◆ Written instruction
Locate every line below that contains the word "this" and copy it.

◆ Data rows
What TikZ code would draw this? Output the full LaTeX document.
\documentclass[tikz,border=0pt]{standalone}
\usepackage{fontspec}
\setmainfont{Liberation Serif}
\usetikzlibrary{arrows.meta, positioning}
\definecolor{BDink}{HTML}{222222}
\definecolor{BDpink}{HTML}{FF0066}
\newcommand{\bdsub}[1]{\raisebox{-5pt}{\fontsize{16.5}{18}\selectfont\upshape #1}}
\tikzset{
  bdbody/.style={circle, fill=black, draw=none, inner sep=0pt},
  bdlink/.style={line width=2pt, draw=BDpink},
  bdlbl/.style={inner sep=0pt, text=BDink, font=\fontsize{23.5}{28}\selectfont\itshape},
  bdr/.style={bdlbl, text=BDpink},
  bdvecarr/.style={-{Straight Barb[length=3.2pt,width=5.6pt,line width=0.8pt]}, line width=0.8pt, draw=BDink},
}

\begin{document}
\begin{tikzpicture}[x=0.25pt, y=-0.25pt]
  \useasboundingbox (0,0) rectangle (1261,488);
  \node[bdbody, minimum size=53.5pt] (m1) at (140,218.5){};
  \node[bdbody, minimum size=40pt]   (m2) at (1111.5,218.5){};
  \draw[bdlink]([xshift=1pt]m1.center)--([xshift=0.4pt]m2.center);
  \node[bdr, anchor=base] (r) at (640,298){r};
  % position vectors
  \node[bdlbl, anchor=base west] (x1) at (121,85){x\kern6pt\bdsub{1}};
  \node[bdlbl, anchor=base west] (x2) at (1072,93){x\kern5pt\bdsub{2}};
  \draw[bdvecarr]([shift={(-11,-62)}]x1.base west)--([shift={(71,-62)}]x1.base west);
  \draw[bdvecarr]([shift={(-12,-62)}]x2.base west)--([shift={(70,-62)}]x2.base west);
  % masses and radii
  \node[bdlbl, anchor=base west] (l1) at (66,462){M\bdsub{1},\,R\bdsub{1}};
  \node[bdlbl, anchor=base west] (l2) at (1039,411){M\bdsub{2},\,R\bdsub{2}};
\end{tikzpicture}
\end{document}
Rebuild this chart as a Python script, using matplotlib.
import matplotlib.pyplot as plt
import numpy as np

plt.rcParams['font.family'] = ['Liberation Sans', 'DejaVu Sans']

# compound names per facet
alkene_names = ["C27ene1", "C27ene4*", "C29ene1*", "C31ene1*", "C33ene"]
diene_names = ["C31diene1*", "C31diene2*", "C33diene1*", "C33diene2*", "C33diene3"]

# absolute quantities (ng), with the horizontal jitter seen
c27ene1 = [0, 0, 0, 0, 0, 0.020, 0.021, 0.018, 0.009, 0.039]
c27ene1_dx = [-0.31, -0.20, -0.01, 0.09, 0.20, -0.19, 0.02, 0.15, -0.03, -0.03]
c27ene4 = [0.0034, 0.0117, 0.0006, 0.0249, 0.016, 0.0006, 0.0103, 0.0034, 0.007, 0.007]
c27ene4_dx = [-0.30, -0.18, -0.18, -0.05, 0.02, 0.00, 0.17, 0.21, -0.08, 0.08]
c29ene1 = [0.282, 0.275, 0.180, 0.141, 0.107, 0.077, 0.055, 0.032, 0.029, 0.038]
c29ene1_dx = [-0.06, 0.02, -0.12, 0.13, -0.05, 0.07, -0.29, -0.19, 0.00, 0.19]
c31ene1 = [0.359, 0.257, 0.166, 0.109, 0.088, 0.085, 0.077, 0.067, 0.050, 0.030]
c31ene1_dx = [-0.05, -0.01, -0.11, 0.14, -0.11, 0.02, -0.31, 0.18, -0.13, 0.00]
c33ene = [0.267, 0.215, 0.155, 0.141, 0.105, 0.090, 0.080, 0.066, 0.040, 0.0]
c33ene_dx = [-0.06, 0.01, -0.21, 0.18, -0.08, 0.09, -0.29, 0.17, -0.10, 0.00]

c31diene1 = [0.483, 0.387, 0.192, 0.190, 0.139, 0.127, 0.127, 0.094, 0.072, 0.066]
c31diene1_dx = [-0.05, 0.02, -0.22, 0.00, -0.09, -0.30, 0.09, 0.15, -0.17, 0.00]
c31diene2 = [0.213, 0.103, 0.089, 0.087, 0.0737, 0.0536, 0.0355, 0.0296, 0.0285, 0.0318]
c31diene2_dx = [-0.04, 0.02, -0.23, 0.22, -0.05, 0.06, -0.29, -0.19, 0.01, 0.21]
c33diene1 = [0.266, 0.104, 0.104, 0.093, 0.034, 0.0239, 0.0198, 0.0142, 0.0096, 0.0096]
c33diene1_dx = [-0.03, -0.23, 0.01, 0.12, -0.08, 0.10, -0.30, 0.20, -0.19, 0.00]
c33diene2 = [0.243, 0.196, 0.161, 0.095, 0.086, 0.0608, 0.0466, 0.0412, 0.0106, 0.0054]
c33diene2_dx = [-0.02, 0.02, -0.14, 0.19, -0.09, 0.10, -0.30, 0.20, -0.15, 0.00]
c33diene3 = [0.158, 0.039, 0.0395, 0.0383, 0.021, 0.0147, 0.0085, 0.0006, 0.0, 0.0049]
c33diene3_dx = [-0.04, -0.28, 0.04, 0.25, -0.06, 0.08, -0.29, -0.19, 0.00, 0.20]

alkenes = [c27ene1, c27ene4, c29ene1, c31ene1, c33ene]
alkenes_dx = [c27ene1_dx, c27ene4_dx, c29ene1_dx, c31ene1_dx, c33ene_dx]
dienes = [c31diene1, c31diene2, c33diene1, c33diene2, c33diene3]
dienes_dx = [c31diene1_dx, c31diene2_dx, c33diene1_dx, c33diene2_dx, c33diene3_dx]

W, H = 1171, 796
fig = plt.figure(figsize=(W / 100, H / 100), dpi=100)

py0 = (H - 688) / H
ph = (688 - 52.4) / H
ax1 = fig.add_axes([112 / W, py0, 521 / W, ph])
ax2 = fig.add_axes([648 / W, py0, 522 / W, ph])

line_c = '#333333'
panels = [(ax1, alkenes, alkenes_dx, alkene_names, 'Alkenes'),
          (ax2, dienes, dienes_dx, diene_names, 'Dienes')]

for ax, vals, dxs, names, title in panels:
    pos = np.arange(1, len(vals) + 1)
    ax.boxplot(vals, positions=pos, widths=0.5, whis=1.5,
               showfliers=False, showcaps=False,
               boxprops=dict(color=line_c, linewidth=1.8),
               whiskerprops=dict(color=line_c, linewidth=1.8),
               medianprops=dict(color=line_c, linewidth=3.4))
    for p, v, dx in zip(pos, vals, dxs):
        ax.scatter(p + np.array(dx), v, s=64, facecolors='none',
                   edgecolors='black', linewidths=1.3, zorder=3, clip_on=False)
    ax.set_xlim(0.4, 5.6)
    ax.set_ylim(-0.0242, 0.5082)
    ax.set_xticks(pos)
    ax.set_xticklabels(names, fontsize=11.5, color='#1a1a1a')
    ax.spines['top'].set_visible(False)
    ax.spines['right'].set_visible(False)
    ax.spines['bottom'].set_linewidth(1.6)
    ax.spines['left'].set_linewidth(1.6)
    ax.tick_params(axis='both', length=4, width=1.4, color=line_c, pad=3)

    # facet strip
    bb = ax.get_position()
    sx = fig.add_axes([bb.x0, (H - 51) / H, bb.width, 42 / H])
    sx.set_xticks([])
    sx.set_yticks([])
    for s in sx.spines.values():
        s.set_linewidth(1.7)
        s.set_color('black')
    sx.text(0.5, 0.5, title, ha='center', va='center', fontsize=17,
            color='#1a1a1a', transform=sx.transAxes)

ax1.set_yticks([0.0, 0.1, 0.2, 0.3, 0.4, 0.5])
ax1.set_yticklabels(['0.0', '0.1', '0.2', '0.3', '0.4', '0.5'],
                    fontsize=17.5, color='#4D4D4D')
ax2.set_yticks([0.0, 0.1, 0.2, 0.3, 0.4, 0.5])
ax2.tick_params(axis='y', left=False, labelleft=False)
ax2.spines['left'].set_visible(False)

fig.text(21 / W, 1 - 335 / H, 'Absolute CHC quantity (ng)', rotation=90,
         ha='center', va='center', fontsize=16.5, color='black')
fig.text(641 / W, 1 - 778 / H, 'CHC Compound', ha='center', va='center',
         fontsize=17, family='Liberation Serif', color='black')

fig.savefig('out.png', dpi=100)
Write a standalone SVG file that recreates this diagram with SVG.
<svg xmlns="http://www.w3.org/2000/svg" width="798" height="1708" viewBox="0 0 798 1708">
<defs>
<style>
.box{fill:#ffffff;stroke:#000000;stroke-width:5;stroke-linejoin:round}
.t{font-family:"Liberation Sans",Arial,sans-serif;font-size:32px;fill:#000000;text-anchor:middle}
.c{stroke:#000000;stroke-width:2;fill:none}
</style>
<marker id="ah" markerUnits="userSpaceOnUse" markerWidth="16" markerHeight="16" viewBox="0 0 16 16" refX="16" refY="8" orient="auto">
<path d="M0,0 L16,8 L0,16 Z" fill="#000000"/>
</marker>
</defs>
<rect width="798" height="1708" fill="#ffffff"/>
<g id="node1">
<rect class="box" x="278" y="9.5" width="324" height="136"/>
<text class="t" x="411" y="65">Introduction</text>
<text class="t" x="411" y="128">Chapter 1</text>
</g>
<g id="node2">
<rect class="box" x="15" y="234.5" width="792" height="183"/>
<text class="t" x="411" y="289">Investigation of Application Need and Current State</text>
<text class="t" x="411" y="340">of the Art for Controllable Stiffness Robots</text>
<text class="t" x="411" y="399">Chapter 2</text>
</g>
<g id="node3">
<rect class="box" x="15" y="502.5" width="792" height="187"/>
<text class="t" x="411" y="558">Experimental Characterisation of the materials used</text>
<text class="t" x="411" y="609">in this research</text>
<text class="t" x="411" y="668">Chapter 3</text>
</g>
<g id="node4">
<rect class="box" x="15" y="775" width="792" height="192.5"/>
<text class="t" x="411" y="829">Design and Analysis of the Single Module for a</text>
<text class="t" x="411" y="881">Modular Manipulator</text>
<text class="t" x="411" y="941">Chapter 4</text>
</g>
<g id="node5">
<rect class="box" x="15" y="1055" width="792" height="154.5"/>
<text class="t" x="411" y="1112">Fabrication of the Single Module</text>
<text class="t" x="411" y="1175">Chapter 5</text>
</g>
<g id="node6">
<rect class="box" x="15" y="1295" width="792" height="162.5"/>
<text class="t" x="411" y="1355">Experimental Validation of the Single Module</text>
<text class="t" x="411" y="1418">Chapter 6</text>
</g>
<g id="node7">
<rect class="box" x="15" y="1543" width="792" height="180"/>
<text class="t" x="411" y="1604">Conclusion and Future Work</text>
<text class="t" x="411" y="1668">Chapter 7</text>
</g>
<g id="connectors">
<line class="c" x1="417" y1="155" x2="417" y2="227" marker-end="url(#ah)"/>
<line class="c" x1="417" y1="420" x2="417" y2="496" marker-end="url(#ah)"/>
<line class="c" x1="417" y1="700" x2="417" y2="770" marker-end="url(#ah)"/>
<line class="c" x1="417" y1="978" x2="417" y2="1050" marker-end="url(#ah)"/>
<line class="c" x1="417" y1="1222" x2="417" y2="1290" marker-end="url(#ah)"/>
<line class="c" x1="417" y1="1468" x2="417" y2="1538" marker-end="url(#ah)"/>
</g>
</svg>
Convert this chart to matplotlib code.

◆ Answer below
What TikZ code would draw this? Output the full LaTeX document.
Rebuild this chart as a Python script, using matplotlib.
Write a standalone SVG file that recreates this diagram with SVG.
<text class="t" x="411" y="609">in this research</text>
Convert this chart to matplotlib code.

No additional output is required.